Le chapitre 19 est consacré à l’étude détaillée de cette période du grand bond en avant, entre 1958 et 1960 qui voient périr entre 20 et 30 millions de Chinois par la malnutrition et la famine. Sur fond de stagnation de la production agricole, alors que la population ne cesse d’augmenter, une forme d’hystérie collective engage les masses dans un effort d’industrialisation diffuse qui sacrifie encore plus la production agricole. Alors que les indicateurs économiques sont au rouge en 1959, Mao Tsé toung s’obstine à maintenir les objectifs, ce qui aggrave la situation est finalement conduit à sa marginalisation temporaire, et à une réorganisation du pays sous l’impulsion de Deng Xiaoping et de Liu Shaoqi.
La révolution culturelle, permet à Mao Zedong de reprendre la main, même si la Chine poursuit un effort de modernisation, mais qui reste strictement encadrée par le parti. Au tournant des années 70, la disparition physique du premier ministre Zhou en Laï et celle de Mao lui-même en septembre 1976, marque le début d’une guerre de succession dont Deng Xiaoping, l’inoxydable, finit par sortir vainqueur en 1978.

Le pragmatisme autoritaire

Une nouvelle ère de l’histoire de la Chine commence, marquée par le pragmatisme autoritaire, mais aussi par un retour aux fondamentaux de l’organisation de l’État chinois, avec une bureaucratie organisée par le parti communiste et ses cercles dirigeants, et une nouvelle catégorie d’entrepreneurs, fortement liée à l’état, dépendante de lui, et qui tire sa légitimité de sa capacité à permettre aux masses de voir leur niveau de vie moyen s’élever.
L’ouvrage se termine par un épilogue, la Chine au début du XXIe siècle, de Merle Goldman, qui évoque l’arrivée au pouvoir de la quatrième génération de dirigeants, « les fils de ».

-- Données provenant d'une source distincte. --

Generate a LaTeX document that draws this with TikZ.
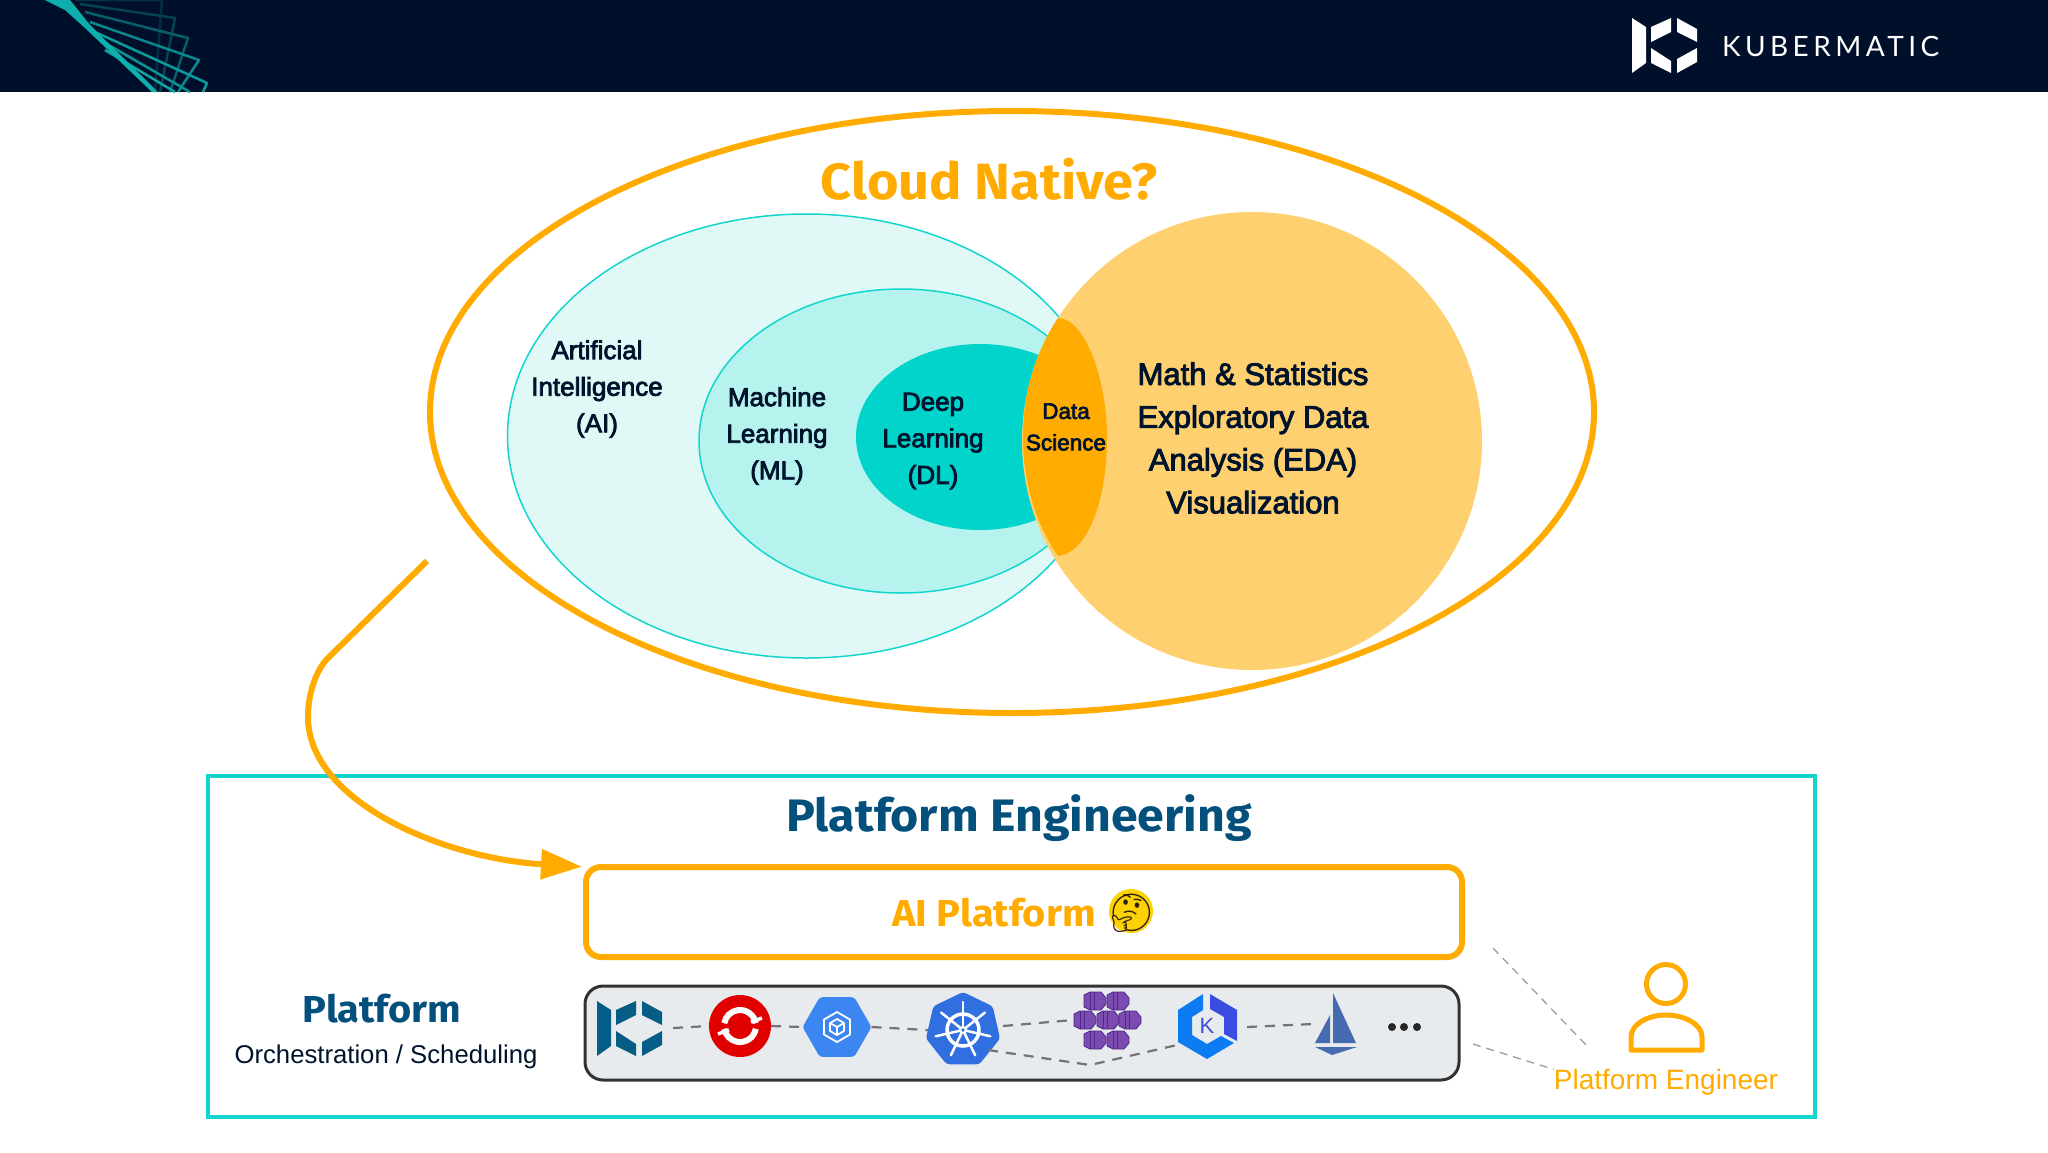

Le choix de l’ouverture économique n’implique en aucune façon l’ouverture politique. Pourtant, des forces profondes sont à l’œuvre, favorisées par une circulation aisée de l’information, par le biais de l’Internet de masse. Mais dans le même temps, les dirigeants du parti communiste chinois sont capables de mobiliser la population en jouant sur la fibre nationaliste. Cela se voit à propos de la question de Taiwan, et même tout récemment, à propos du Japon et de son passé militariste, mais également à l’encontre de l’Europe, si d’aventure elle venait à pratiquer à l’encontre de la Chine une sorte de protectionnisme. La question qui est sans doute mal abordée à notre sens, est celle de la Chine des États-Unis. Les relations ont été tumultueuses, sur fond de guerre de Corée et de guerre du Vietnam, avant que la politique de Richard Nixon ne permette un rapprochement tourné contre l’Union soviétique. Mais du point de vue des dirigeants chinois, qui ont aujourd’hui bien conscience d’être la tête de la deuxième puissance économique mondiale, la question qui est posée est celle de maintenir ses liens privilégiés avec la première économie mondiale, dont la consommation permet de faire fonctionner « l’atelier du monde » que la Chine est devenue. Cet atelier du monde a également vocation à devenir un pôle d’excellence et d’innovation. Et c’est sans doute là que réside la possibilité d’une confrontation directe, que l’on pourrait qualifier de nouvelle guerre froide, entre la Chine et les États-Unis. C’est un scénario, celui de la régionalisation conflictuelle, qui verrait des ensembles économiques puissants, organisant leur sphère d’influence, les États-Unis avec l’Alena, l’union européenne, l’Asie orientale, sous la houlette chinoise, s’opposer. Il peut exister à notre scénario possible que la régionalisation conflictuelle qui serait celui de l’harmonie pacifique, sur fond de développement respectueux de l’environnement, et de coopérations transcontinentales. Les prochaines décennies verront l’un ou l’autre de ces scénarios se réaliser.